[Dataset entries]
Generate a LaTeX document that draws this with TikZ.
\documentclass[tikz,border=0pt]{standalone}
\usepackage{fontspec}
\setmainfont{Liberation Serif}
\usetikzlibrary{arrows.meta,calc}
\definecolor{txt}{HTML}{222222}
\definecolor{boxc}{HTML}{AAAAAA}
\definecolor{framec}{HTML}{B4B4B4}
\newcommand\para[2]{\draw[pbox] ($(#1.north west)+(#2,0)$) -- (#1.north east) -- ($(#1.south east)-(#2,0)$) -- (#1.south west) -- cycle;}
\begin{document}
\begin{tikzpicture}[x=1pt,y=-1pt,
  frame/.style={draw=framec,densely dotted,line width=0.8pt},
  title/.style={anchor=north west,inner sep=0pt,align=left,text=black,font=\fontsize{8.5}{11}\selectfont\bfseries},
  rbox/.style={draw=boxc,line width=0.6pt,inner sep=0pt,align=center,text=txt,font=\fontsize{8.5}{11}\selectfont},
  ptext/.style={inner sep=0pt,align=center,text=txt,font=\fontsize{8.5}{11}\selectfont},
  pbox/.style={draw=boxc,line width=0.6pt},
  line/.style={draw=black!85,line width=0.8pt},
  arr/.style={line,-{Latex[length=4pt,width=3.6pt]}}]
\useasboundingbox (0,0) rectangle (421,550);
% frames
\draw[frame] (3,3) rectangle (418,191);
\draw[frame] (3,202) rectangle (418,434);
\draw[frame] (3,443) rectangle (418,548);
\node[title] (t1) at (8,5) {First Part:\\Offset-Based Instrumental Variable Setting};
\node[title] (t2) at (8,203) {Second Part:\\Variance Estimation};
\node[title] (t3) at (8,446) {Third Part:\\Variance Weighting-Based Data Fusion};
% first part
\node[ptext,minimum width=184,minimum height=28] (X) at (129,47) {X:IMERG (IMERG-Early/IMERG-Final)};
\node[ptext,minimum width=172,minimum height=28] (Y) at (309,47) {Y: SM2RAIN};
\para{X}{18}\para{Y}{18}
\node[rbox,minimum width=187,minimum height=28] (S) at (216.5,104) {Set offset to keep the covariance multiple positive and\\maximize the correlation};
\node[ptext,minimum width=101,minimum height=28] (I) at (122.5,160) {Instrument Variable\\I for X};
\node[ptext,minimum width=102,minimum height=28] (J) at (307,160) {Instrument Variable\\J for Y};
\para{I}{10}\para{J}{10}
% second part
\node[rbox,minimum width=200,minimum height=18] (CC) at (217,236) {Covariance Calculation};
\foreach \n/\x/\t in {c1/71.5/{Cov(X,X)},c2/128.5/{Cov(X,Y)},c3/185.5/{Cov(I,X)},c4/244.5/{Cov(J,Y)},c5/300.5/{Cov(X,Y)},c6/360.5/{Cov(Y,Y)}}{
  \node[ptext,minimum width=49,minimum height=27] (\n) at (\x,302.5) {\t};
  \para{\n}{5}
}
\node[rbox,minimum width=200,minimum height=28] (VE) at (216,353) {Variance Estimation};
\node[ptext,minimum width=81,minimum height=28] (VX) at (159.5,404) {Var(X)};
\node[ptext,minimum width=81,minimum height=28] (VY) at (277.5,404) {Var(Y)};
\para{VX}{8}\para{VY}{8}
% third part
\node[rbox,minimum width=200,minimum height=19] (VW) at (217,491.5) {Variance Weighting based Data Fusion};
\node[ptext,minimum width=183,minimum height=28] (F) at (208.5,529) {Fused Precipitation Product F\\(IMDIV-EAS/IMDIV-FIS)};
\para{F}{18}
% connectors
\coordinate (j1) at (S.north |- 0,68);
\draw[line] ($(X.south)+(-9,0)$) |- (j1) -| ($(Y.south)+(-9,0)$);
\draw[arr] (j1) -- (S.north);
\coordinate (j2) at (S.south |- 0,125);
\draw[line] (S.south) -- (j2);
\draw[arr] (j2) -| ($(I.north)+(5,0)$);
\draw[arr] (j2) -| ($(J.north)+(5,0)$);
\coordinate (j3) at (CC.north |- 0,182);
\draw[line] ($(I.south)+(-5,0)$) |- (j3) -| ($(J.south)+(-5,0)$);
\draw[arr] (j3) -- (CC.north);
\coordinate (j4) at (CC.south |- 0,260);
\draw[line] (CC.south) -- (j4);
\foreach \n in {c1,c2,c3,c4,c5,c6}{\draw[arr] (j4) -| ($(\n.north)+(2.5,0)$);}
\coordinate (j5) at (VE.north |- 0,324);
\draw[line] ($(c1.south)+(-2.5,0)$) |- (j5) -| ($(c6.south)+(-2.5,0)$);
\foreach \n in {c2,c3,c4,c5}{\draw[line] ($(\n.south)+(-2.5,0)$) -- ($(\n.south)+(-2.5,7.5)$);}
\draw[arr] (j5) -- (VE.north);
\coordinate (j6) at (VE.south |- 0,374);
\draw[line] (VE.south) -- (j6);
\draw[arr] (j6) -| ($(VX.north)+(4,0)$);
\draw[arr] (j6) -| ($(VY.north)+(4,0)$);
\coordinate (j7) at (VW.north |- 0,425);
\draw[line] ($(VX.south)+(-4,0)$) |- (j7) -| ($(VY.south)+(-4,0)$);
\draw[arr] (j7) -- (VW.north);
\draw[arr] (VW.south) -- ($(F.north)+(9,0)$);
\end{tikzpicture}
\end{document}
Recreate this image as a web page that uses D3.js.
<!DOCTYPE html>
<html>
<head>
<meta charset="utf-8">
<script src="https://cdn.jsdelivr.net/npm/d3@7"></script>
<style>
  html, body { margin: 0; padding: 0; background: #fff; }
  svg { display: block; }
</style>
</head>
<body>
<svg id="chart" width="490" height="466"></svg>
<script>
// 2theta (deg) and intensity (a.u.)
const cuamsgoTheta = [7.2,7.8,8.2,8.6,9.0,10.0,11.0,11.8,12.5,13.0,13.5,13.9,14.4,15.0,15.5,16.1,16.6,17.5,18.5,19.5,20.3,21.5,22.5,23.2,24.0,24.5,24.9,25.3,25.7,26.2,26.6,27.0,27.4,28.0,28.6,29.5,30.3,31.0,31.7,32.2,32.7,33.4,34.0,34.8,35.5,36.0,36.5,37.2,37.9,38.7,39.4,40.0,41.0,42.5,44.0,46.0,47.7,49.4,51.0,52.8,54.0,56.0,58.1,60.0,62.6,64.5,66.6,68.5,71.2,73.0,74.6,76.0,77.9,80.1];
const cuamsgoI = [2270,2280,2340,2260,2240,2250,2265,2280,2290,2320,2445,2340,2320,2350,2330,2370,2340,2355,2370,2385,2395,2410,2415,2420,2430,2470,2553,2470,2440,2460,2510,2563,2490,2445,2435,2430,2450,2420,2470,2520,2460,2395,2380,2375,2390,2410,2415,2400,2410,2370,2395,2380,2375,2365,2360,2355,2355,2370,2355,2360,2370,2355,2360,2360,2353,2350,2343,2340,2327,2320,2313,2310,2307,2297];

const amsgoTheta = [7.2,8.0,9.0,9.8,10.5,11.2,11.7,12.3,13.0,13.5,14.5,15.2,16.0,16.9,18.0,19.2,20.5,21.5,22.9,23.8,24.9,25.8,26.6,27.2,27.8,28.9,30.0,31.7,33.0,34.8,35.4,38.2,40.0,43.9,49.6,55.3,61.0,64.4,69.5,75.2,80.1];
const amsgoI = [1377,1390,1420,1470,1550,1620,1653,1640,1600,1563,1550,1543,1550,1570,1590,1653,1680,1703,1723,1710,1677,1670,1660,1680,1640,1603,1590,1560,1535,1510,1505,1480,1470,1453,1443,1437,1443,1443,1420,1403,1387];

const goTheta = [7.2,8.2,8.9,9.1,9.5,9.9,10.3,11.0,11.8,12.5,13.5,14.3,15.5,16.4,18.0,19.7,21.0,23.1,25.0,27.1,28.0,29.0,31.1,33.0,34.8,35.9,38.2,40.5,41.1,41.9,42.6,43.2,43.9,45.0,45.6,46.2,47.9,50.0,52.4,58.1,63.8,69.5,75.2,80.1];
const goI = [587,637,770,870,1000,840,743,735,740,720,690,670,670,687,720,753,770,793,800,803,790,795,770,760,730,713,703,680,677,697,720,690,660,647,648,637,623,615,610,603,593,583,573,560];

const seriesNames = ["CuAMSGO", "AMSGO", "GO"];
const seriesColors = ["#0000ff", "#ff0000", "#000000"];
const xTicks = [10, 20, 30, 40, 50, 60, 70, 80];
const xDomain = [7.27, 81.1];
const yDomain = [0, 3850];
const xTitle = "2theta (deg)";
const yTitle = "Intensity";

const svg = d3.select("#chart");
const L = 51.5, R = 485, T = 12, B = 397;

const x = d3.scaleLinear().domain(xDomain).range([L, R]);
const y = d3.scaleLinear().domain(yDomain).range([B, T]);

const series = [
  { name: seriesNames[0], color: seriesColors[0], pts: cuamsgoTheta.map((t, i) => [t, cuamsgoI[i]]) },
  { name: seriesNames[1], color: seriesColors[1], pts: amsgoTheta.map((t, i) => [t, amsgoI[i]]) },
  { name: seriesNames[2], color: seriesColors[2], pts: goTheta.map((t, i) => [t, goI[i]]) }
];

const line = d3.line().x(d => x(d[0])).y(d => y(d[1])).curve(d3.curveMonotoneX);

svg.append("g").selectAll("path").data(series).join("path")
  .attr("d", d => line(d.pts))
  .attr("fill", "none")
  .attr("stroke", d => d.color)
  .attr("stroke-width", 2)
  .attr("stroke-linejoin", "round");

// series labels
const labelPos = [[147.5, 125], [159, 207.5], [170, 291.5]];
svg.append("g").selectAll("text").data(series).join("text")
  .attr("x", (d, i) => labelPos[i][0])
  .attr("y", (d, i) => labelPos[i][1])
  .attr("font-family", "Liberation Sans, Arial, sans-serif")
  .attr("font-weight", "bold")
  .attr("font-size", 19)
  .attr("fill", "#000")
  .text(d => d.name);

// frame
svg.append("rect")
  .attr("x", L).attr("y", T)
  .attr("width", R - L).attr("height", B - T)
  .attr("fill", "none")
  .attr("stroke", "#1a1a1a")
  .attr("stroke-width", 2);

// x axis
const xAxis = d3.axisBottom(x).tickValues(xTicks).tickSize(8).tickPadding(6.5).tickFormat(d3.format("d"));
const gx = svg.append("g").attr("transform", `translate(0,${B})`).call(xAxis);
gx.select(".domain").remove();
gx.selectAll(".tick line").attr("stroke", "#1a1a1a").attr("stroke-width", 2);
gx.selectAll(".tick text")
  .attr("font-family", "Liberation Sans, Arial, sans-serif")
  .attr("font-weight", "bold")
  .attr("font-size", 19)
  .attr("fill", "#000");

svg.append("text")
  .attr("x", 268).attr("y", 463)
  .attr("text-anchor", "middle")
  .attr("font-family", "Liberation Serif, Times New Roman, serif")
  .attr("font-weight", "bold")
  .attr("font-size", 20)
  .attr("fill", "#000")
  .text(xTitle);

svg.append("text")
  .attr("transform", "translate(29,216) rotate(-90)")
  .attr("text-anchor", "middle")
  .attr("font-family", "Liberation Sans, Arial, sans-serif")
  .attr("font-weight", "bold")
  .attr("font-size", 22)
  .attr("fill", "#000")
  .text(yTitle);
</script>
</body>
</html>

* [Brief] Copy each line of the listing in which the word "this" can be found.

* [The result]
Generate a LaTeX document that draws this with TikZ.
Recreate this image as a web page that uses D3.js.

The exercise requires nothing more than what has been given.